Gobierno oficial y filas revolucionarias. Dos caras de la misma moneda. ¿Matar un hombre? Eres un asesino. ¿Matar a miles de alemanes y sus aliados, como italianos y japoneses? Pues eres un héroe. Un héroe que liberó al mundo de la pasión exterminadora del llamado eje del mal: Alemania-Italia-Japón. La vida no es sencilla, nunca lo ha sido. Menos en este México convulso. El mismo de ayer, anteayer o el de hoy mismo. ¿Quiénes fueron más sanguinarios: los villistas o los carrancistas? Pues sí, depende de a qué escritor o cronista lea usted hoy. ¿La verdad? Es volátil y huidiza.
Por eso, las pocas páginas dejadas por Nellie Campobello –enigmática, extraña ella misma. Como personaje de novela de intrigas y suspenso sin fin– han crecido con el paso de los años. De su puñado de textos he escogido (desgraciadamente casi todo descontextualizado por el poco espacio disponible) citas, balazos, oraciones donde, a vuela pluma, en ese período harto sanguinario de la Revolución Mexicana en Chihuahua (1916 a 1920), la escritora da pinceladas milimétricas sobre la gastronomía y bebidas de aquellos turbios y feroces tiempos.

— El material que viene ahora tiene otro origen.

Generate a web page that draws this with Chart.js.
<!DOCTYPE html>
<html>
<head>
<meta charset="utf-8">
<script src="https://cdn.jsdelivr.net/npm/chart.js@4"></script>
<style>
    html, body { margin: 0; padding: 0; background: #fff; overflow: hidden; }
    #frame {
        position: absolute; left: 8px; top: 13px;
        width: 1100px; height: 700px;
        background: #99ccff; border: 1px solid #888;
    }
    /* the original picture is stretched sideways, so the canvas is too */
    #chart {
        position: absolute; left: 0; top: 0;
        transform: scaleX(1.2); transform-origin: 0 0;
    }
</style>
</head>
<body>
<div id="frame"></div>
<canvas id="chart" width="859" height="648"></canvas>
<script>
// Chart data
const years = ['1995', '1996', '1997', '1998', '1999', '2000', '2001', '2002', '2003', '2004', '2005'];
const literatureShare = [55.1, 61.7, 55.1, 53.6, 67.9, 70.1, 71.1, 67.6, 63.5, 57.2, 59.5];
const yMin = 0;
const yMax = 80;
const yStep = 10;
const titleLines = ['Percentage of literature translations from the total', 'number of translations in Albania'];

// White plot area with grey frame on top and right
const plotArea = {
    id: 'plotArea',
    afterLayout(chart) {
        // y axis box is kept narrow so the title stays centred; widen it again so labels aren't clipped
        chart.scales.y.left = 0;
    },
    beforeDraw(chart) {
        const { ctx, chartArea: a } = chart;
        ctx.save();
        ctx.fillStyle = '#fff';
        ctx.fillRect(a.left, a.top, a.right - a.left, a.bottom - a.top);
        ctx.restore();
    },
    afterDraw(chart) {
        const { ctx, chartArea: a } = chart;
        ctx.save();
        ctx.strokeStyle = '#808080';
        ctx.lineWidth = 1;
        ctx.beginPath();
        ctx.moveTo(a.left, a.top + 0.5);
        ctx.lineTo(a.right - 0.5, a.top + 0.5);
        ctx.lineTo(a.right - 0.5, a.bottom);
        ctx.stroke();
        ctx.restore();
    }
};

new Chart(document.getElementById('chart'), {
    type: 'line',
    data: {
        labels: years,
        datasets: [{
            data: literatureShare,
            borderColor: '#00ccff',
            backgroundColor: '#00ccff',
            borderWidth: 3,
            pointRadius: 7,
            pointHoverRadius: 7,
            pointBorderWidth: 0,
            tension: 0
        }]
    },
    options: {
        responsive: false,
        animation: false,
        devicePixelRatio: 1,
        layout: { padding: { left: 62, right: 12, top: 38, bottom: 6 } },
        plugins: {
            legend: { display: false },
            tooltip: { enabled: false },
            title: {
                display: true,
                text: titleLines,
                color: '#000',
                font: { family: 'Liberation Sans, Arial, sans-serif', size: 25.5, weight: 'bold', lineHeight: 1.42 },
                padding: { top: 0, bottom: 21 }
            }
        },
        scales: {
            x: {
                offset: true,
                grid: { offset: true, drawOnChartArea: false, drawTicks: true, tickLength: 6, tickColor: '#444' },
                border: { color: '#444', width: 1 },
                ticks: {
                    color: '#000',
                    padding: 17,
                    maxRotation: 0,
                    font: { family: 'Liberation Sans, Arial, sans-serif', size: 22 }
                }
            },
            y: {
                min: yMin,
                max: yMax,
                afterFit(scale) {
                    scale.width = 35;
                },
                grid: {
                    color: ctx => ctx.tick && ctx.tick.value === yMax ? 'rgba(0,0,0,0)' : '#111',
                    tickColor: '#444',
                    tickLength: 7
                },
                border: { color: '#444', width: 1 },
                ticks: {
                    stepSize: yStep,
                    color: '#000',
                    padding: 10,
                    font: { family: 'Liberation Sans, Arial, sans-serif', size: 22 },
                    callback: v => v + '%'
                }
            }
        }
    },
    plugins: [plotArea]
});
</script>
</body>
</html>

“Alto, color de canela, pelo castaño, ojos verdes, dos colmillos de oro –se los habían tirado en un combate cuando se estaba riendo–. Gritaba mucho cuando andaba a caballo; siempre se emborrachaba con sotol”. La autora se refiere a un villista, Elías Acosta, el cual se destacaba por “villista, por valiente y por bueno”. “El palomo (lo cual refiere la autora, era bravo y aporreaba a los demás pájaros, por lo cual se le bautizó como Pancho Villa), después de su fama de Pancho Villa, apareció muerto, le volaron la cabeza de un balazo. Mamá se puso muy enojada; nosotros lo asamos en el corral, en una lumbre de boñigas; el Coronel Bustillos nos ayudó a pelarlo”.

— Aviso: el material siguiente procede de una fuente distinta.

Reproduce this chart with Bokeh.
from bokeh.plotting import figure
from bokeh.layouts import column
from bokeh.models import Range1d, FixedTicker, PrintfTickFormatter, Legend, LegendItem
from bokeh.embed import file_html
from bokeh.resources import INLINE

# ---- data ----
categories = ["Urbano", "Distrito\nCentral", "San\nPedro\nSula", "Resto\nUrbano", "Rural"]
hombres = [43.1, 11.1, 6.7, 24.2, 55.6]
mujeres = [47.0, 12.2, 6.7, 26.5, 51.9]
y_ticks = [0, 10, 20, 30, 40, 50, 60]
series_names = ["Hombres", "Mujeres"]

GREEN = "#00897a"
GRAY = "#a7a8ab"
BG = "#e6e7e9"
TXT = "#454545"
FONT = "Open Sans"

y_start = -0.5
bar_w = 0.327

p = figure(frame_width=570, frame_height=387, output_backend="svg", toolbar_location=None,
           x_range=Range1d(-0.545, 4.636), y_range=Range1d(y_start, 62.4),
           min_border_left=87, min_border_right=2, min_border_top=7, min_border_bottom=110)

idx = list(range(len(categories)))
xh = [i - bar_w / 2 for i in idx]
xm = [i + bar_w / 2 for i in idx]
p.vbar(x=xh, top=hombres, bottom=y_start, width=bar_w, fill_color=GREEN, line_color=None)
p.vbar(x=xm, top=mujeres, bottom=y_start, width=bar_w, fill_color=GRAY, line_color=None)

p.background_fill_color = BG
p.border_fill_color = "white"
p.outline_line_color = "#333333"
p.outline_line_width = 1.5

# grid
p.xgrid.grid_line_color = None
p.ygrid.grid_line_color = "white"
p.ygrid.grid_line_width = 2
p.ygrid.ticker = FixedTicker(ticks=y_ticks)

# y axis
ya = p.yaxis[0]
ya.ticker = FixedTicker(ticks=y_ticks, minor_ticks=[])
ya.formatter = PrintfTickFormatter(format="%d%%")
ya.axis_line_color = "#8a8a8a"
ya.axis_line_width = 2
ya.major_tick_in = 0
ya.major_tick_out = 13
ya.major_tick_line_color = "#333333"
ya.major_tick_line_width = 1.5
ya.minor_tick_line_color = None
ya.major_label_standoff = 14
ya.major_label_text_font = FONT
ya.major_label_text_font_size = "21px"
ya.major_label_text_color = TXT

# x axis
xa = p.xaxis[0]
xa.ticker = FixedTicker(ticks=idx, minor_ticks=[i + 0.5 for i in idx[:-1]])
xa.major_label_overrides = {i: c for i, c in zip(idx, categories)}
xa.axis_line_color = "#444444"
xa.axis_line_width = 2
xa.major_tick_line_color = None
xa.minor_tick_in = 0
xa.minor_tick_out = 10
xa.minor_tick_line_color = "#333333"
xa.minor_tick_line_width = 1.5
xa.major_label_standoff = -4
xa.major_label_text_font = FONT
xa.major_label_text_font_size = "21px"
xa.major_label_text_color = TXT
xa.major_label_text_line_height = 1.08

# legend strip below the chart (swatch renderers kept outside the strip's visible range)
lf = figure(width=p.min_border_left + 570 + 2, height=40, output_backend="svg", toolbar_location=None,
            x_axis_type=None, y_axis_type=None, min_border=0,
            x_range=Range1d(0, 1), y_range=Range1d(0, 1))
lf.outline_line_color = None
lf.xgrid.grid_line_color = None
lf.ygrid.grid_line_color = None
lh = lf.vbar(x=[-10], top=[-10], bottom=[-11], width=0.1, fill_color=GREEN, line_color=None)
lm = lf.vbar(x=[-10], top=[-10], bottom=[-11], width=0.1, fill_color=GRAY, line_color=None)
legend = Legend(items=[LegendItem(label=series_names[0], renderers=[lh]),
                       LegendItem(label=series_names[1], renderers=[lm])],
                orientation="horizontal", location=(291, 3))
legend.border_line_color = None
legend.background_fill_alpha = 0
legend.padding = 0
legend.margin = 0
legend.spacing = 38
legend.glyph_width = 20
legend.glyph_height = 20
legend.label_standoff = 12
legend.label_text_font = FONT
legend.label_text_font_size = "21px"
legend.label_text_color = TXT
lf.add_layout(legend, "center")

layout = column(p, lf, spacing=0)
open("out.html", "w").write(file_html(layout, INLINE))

“Y pasaba todos los días flaco, mal vestido, era un soldado. Se hizo mi amigo porque un día nuestras sonrisas fueron iguales. Le enseñé mis muñecas, él sonreía, había hambre en su risa, yo pensé que si le regalaba unas gorditas de harina haría muy bien”.

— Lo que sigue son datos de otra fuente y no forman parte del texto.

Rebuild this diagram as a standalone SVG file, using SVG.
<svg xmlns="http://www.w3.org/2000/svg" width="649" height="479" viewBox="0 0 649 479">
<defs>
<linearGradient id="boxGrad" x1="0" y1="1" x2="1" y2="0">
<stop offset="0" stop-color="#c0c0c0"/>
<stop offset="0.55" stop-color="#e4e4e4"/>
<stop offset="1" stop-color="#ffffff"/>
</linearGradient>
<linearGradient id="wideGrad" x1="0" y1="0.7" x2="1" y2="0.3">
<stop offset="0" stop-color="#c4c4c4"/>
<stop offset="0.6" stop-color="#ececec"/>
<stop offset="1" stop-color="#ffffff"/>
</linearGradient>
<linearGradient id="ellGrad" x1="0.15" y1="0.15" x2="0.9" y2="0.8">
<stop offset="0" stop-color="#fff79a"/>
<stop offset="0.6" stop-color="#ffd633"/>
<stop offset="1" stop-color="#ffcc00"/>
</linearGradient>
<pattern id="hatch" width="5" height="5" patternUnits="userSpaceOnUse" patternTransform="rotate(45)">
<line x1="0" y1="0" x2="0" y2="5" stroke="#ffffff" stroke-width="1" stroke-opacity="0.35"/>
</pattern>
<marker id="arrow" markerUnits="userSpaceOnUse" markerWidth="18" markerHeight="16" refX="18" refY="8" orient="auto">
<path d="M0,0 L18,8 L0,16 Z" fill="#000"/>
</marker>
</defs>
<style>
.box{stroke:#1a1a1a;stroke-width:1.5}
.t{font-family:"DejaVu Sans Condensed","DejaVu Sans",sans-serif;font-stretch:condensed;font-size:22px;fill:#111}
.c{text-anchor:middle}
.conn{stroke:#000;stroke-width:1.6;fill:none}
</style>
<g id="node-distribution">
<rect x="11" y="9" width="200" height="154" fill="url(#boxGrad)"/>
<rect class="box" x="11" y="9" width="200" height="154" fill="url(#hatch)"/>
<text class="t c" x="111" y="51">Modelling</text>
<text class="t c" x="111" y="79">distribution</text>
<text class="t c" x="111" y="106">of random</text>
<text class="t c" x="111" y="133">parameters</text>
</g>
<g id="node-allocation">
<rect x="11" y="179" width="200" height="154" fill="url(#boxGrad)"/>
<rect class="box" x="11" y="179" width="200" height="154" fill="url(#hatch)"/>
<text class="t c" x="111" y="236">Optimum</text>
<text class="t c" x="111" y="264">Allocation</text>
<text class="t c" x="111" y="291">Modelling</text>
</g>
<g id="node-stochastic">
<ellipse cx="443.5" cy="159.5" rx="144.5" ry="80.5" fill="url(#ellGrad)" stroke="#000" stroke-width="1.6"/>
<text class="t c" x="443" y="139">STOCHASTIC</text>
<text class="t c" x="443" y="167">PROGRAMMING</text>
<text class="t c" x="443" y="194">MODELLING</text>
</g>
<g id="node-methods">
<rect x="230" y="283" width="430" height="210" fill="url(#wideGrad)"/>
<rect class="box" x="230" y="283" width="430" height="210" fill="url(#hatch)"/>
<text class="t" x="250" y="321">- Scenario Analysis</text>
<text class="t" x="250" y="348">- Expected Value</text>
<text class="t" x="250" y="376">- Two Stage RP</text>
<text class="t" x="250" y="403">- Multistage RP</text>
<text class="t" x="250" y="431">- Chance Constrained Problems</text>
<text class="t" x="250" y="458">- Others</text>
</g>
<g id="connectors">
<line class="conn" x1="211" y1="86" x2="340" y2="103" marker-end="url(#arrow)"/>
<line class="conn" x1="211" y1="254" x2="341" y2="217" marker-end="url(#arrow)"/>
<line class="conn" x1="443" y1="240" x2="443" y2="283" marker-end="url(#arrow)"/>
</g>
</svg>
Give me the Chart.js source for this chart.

“A mí me parecía maravilloso ver tanto soldado. Hombres a caballo con muchas cartucheras, rifles, ametralladoras; todos buscando la misma cosa: comida. Estaban enfermos de la carne sin sal; iban a perseguir a Villa a la sierra y querían ir comidos de frijoles o de algo que estuviera cocido”. Pues así, así son las revoluciones, los levantamientos armados, las guerras. La comida escasea o, de plano, no hay. Nunca hay comida del tamaño de tanta hambre y miseria dejadas por la guerra.